◆ Information shown
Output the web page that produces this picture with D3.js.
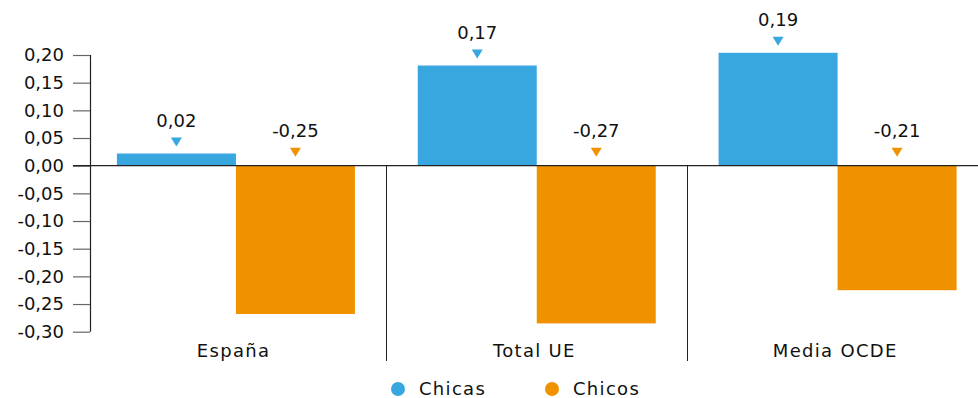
<!DOCTYPE html>
<html>
<head>
<meta charset="utf-8">
<script src="https://cdn.jsdelivr.net/npm/d3@7"></script>
<style>
  html, body { margin: 0; padding: 0; background: #fff; }
  svg text { font-family: "DejaVu Sans", sans-serif; fill: #111; }
</style>
</head>
<body>
<svg id="chart" width="978" height="398"></svg>
<script>
// ---- data ----
const categories = ["España", "Total UE", "Media OCDE"];
const seriesNames = ["Chicas", "Chicos"];
const chicasValues = [0.022, 0.181, 0.204];
const chicosValues = [-0.268, -0.285, -0.225];
const chicasLabels = ["0,02", "0,17", "0,19"];
const chicosLabels = ["-0,25", "-0,27", "-0,21"];
const yTicks = [0.20, 0.15, 0.10, 0.05, 0.00, -0.05, -0.10, -0.15, -0.20, -0.25, -0.30];
const colors = ["#38a7df", "#f09200"];

// ---- layout ----
const svg = d3.select("#chart");
const W = 978;
const y = d3.scaleLinear().domain([-0.30, 0.20]).range([331.7, 55]);
const x = d3.scaleBand().domain(categories).range([85.5, 988]).padding(0);
const inner = d3.scaleBand().domain(seriesNames)
  .range([31.4, x.bandwidth() - 31.4]).padding(0);
const axisX = 90;
const numSize = "18px";
const wordSize = "18px";
const wordSpacing = 1.3;

const fmt = v => d3.format(".2f")(v).replace(".", ",").replace("−", "-");

// bars
const seriesData = [chicasValues, chicosValues];
const labelsData = [chicasLabels, chicosLabels];
seriesNames.forEach((s, si) => {
  const g = svg.append("g");
  g.selectAll("rect").data(categories).join("rect")
    .attr("x", c => x(c) + inner(s))
    .attr("width", inner.bandwidth())
    .attr("y", (c, i) => y(Math.max(0, seriesData[si][i])))
    .attr("height", (c, i) => Math.abs(y(seriesData[si][i]) - y(0)))
    .attr("fill", colors[si]);
});

// y axis
const yAxis = d3.axisLeft(y).tickValues(yTicks).tickFormat(fmt).tickSize(17).tickPadding(9);
const ga = svg.append("g").attr("transform", `translate(${axisX},0)`).call(yAxis);
ga.select(".domain").attr("stroke", "#222").attr("stroke-width", 1.2)
  .attr("d", `M0.5,${y(0.20)}V${y(-0.30)}`);
ga.selectAll(".tick line").attr("stroke", "#666").attr("stroke-width", 1.2);
ga.selectAll(".tick text").style("font-family", '"DejaVu Sans", sans-serif')
  .style("font-size", numSize).attr("fill", "#111");

// zero line
svg.append("line")
  .attr("x1", 73).attr("x2", W)
  .attr("y1", y(0)).attr("y2", y(0))
  .attr("stroke", "#222").attr("stroke-width", 1.2);

// category dividers
categories.slice(1).forEach(c => {
  svg.append("line")
    .attr("x1", Math.round(x(c)) + 0.5).attr("x2", Math.round(x(c)) + 0.5)
    .attr("y1", y(0)).attr("y2", 361)
    .attr("stroke", "#222").attr("stroke-width", 1);
});

// category labels
svg.append("g").selectAll("text").data(categories).join("text")
  .attr("x", c => x(c) + x.bandwidth() / 2 - 3 + wordSpacing / 2)
  .attr("y", 357)
  .attr("text-anchor", "middle")
  .style("font-size", wordSize)
  .style("letter-spacing", wordSpacing + "px")
  .text(c => c);

// markers + labels
seriesNames.forEach((s, si) => {
  categories.forEach((c, i) => {
    const cx = x(c) + inner(s) + inner.bandwidth() / 2;
    const top = y(Math.max(0, seriesData[si][i]));
    const tb = top - (si === 0 ? 7 : 9);
    svg.append("path")
      .attr("d", `M${cx - 5.5},${tb - 9}L${cx + 5.5},${tb - 9}L${cx},${tb}Z`)
      .attr("fill", colors[si]);
    svg.append("text")
      .attr("x", cx)
      .attr("y", tb - 20)
      .attr("text-anchor", "middle")
      .style("font-size", numSize)
      .text(labelsData[si][i]);
  });
});

// legend
const legendX = [398, 552];
seriesNames.forEach((s, si) => {
  svg.append("circle").attr("cx", legendX[si]).attr("cy", 389).attr("r", 7)
    .attr("fill", colors[si]);
  svg.append("text").attr("x", legendX[si] + 21).attr("y", 395)
    .style("font-size", wordSize)
    .style("letter-spacing", wordSpacing + "px")
    .text(s);
});
</script>
</body>
</html>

◆ Aim of the task
Quote the preceding listing precisely and completely, omitting its images.

◆ Written reply
Output the web page that produces this picture with D3.js.
<!DOCTYPE html>
<html>
<head>
<meta charset="utf-8">
<script src="https://cdn.jsdelivr.net/npm/d3@7"></script>
<style>
  html, body { margin: 0; padding: 0; background: #fff; }
  svg text { font-family: "DejaVu Sans", sans-serif; fill: #111; }
</style>
</head>
<body>
<svg id="chart" width="978" height="398"></svg>
<script>
// ---- data ----
const categories = ["España", "Total UE", "Media OCDE"];
const seriesNames = ["Chicas", "Chicos"];
const chicasValues = [0.022, 0.181, 0.204];
const chicosValues = [-0.268, -0.285, -0.225];
const chicasLabels = ["0,02", "0,17", "0,19"];
const chicosLabels = ["-0,25", "-0,27", "-0,21"];
const yTicks = [0.20, 0.15, 0.10, 0.05, 0.00, -0.05, -0.10, -0.15, -0.20, -0.25, -0.30];
const colors = ["#38a7df", "#f09200"];

// ---- layout ----
const svg = d3.select("#chart");
const W = 978;
const y = d3.scaleLinear().domain([-0.30, 0.20]).range([331.7, 55]);
const x = d3.scaleBand().domain(categories).range([85.5, 988]).padding(0);
const inner = d3.scaleBand().domain(seriesNames)
  .range([31.4, x.bandwidth() - 31.4]).padding(0);
const axisX = 90;
const numSize = "18px";
const wordSize = "18px";
const wordSpacing = 1.3;

const fmt = v => d3.format(".2f")(v).replace(".", ",").replace("−", "-");

// bars
const seriesData = [chicasValues, chicosValues];
const labelsData = [chicasLabels, chicosLabels];
seriesNames.forEach((s, si) => {
  const g = svg.append("g");
  g.selectAll("rect").data(categories).join("rect")
    .attr("x", c => x(c) + inner(s))
    .attr("width", inner.bandwidth())
    .attr("y", (c, i) => y(Math.max(0, seriesData[si][i])))
    .attr("height", (c, i) => Math.abs(y(seriesData[si][i]) - y(0)))
    .attr("fill", colors[si]);
});

// y axis
const yAxis = d3.axisLeft(y).tickValues(yTicks).tickFormat(fmt).tickSize(17).tickPadding(9);
const ga = svg.append("g").attr("transform", `translate(${axisX},0)`).call(yAxis);
ga.select(".domain").attr("stroke", "#222").attr("stroke-width", 1.2)
  .attr("d", `M0.5,${y(0.20)}V${y(-0.30)}`);
ga.selectAll(".tick line").attr("stroke", "#666").attr("stroke-width", 1.2);
ga.selectAll(".tick text").style("font-family", '"DejaVu Sans", sans-serif')
  .style("font-size", numSize).attr("fill", "#111");

// zero line
svg.append("line")
  .attr("x1", 73).attr("x2", W)
  .attr("y1", y(0)).attr("y2", y(0))
  .attr("stroke", "#222").attr("stroke-width", 1.2);

// category dividers
categories.slice(1).forEach(c => {
  svg.append("line")
    .attr("x1", Math.round(x(c)) + 0.5).attr("x2", Math.round(x(c)) + 0.5)
    .attr("y1", y(0)).attr("y2", 361)
    .attr("stroke", "#222").attr("stroke-width", 1);
});

// category labels
svg.append("g").selectAll("text").data(categories).join("text")
  .attr("x", c => x(c) + x.bandwidth() / 2 - 3 + wordSpacing / 2)
  .attr("y", 357)
  .attr("text-anchor", "middle")
  .style("font-size", wordSize)
  .style("letter-spacing", wordSpacing + "px")
  .text(c => c);

// markers + labels
seriesNames.forEach((s, si) => {
  categories.forEach((c, i) => {
    const cx = x(c) + inner(s) + inner.bandwidth() / 2;
    const top = y(Math.max(0, seriesData[si][i]));
    const tb = top - (si === 0 ? 7 : 9);
    svg.append("path")
      .attr("d", `M${cx - 5.5},${tb - 9}L${cx + 5.5},${tb - 9}L${cx},${tb}Z`)
      .attr("fill", colors[si]);
    svg.append("text")
      .attr("x", cx)
      .attr("y", tb - 20)
      .attr("text-anchor", "middle")
      .style("font-size", numSize)
      .text(labelsData[si][i]);
  });
});

// legend
const legendX = [398, 552];
seriesNames.forEach((s, si) => {
  svg.append("circle").attr("cx", legendX[si]).attr("cy", 389).attr("r", 7)
    .attr("fill", colors[si]);
  svg.append("text").attr("x", legendX[si] + 21).attr("y", 395)
    .style("font-size", wordSize)
    .style("letter-spacing", wordSpacing + "px")
    .text(s);
});
</script>
</body>
</html>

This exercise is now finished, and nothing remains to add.